→ **SET TASK**: Set down, word for word, only the lines from the start of the records through the line bearing "545.5, 543.75, 540.3];"; include no pictures.

→ **RECORD EXTRACTS**:
--

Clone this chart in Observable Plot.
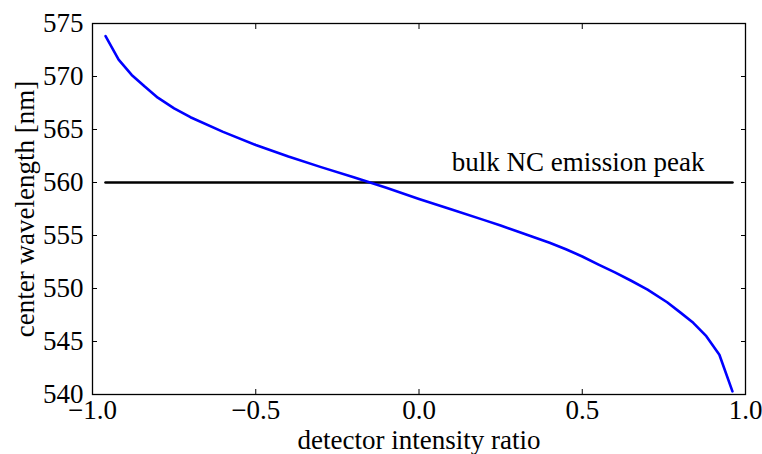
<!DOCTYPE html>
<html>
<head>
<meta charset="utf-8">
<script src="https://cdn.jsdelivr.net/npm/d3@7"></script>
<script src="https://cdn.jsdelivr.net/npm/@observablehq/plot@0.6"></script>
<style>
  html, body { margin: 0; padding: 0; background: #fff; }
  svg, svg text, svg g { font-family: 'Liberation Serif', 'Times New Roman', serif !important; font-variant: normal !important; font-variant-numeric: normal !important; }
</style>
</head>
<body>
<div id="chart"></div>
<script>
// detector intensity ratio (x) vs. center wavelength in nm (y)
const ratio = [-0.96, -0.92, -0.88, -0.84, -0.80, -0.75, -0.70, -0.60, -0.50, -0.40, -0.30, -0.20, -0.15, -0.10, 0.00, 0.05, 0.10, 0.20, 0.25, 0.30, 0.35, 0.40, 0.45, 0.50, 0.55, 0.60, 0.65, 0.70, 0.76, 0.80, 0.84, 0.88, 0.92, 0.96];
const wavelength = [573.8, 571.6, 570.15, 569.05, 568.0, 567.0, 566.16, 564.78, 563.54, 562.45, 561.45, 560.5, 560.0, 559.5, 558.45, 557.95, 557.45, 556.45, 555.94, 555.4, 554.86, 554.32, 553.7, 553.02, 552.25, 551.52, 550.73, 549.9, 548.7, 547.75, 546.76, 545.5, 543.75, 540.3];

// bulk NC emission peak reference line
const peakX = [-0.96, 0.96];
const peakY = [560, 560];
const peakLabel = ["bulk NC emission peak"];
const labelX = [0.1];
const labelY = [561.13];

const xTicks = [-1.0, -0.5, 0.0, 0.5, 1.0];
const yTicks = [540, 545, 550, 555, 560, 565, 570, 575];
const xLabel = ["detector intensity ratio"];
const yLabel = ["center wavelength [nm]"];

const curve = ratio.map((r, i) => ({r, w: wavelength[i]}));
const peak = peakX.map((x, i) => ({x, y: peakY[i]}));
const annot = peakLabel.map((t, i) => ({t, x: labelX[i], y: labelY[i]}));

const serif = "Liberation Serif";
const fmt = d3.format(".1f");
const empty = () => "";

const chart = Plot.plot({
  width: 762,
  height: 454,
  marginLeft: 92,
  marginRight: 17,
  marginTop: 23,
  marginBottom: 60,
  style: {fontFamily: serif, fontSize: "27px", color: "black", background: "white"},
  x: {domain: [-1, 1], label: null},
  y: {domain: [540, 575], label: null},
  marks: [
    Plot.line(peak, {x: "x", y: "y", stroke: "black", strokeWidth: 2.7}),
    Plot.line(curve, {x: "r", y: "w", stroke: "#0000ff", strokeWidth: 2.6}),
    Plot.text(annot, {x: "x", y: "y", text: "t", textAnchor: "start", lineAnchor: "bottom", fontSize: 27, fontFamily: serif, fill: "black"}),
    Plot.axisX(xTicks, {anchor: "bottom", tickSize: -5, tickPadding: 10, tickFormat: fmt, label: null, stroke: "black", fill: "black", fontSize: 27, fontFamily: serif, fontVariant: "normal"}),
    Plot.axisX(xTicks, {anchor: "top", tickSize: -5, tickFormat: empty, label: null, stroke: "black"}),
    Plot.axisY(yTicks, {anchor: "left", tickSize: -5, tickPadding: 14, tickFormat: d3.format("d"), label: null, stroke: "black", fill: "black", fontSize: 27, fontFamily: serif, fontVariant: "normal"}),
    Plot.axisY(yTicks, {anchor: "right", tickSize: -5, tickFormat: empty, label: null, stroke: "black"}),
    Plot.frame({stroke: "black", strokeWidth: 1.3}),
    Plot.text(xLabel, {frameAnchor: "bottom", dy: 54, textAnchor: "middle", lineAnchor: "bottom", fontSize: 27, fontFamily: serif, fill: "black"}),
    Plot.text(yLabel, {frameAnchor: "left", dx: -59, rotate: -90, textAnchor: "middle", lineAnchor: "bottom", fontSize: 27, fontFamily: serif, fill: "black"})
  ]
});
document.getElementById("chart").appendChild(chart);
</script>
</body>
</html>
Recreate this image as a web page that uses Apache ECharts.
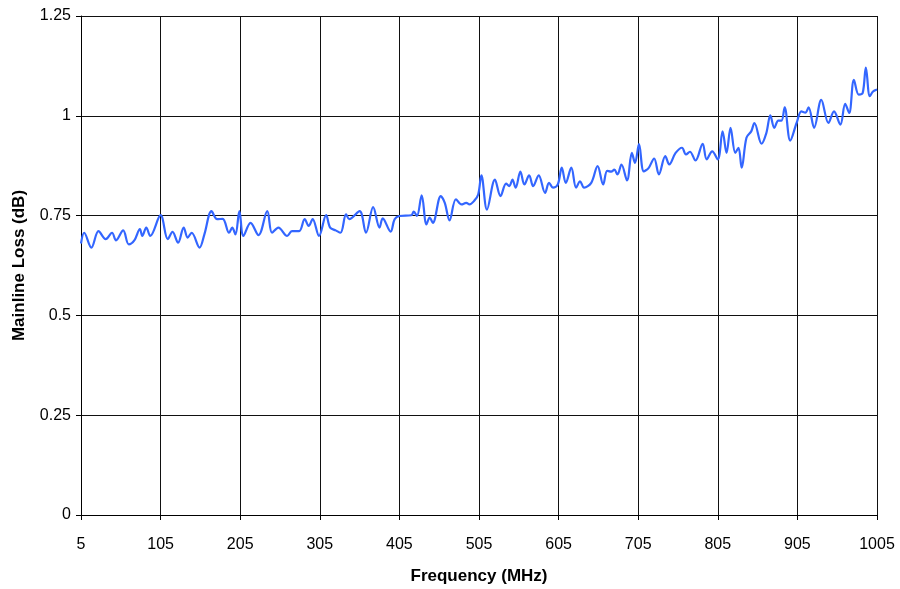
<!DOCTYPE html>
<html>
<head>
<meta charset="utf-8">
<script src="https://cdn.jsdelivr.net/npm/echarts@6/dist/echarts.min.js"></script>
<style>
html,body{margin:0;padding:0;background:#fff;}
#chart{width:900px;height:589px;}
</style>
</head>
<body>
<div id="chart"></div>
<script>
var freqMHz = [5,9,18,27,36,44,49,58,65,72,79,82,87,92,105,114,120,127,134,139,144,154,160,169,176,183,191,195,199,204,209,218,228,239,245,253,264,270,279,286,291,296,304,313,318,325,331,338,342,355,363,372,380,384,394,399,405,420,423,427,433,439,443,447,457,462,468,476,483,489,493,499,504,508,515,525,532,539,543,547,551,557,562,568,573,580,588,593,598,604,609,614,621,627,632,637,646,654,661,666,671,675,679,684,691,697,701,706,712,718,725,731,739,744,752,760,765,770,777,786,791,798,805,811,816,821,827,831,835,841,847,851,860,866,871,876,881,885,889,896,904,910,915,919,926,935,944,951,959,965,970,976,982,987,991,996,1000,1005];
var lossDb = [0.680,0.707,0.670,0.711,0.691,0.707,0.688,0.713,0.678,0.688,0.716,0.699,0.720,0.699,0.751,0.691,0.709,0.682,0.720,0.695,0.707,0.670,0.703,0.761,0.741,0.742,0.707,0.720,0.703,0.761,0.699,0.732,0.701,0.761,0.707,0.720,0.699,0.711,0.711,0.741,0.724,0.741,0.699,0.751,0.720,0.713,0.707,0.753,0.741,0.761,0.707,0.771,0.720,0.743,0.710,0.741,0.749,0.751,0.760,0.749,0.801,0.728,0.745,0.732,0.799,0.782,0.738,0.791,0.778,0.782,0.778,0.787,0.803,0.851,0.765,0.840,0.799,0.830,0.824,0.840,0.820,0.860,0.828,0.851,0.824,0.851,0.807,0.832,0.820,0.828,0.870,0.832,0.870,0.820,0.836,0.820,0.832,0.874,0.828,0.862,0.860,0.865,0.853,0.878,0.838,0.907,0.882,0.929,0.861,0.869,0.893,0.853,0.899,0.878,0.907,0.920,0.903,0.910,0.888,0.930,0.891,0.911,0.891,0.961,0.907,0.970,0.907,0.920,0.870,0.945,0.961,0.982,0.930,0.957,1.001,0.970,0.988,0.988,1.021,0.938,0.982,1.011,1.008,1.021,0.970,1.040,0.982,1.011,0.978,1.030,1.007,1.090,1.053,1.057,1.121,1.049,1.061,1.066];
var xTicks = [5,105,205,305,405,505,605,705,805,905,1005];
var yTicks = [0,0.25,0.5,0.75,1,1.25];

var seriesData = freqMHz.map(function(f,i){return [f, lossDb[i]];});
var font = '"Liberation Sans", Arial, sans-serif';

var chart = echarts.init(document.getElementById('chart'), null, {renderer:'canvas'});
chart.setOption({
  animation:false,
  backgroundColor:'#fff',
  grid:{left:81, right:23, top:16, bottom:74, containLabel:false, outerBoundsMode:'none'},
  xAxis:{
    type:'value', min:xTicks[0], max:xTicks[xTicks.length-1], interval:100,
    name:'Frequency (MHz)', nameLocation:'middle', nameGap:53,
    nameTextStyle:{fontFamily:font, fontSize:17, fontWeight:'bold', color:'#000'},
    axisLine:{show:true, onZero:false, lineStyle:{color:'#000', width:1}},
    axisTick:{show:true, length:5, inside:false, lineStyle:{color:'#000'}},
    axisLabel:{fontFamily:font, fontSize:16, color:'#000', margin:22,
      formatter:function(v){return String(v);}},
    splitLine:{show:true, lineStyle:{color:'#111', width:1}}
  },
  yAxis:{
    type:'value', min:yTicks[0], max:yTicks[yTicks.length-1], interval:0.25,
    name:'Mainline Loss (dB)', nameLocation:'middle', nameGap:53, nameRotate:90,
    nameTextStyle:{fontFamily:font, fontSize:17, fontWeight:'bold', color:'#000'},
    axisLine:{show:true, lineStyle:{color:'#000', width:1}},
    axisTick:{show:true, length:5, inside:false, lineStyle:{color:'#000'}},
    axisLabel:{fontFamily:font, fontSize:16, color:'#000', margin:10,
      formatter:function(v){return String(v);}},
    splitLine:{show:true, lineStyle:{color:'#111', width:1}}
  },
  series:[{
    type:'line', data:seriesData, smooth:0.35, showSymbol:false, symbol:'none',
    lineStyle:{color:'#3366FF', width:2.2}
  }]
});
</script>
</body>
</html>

--

→ **EXERCISE SOLUTION**:
Clone this chart in Observable Plot.
<!DOCTYPE html>
<html>
<head>
<meta charset="utf-8">
<script src="https://cdn.jsdelivr.net/npm/d3@7"></script>
<script src="https://cdn.jsdelivr.net/npm/@observablehq/plot@0.6"></script>
<style>
  html, body { margin: 0; padding: 0; background: #fff; }
  svg, svg text, svg g { font-family: 'Liberation Serif', 'Times New Roman', serif !important; font-variant: normal !important; font-variant-numeric: normal !important; }
</style>
</head>
<body>
<div id="chart"></div>
<script>
// detector intensity ratio (x) vs. center wavelength in nm (y)
const ratio = [-0.96, -0.92, -0.88, -0.84, -0.80, -0.75, -0.70, -0.60, -0.50, -0.40, -0.30, -0.20, -0.15, -0.10, 0.00, 0.05, 0.10, 0.20, 0.25, 0.30, 0.35, 0.40, 0.45, 0.50, 0.55, 0.60, 0.65, 0.70, 0.76, 0.80, 0.84, 0.88, 0.92, 0.96];
const wavelength = [573.8, 571.6, 570.15, 569.05, 568.0, 567.0, 566.16, 564.78, 563.54, 562.45, 561.45, 560.5, 560.0, 559.5, 558.45, 557.95, 557.45, 556.45, 555.94, 555.4, 554.86, 554.32, 553.7, 553.02, 552.25, 551.52, 550.73, 549.9, 548.7, 547.75, 546.76, 545.5, 543.75, 540.3];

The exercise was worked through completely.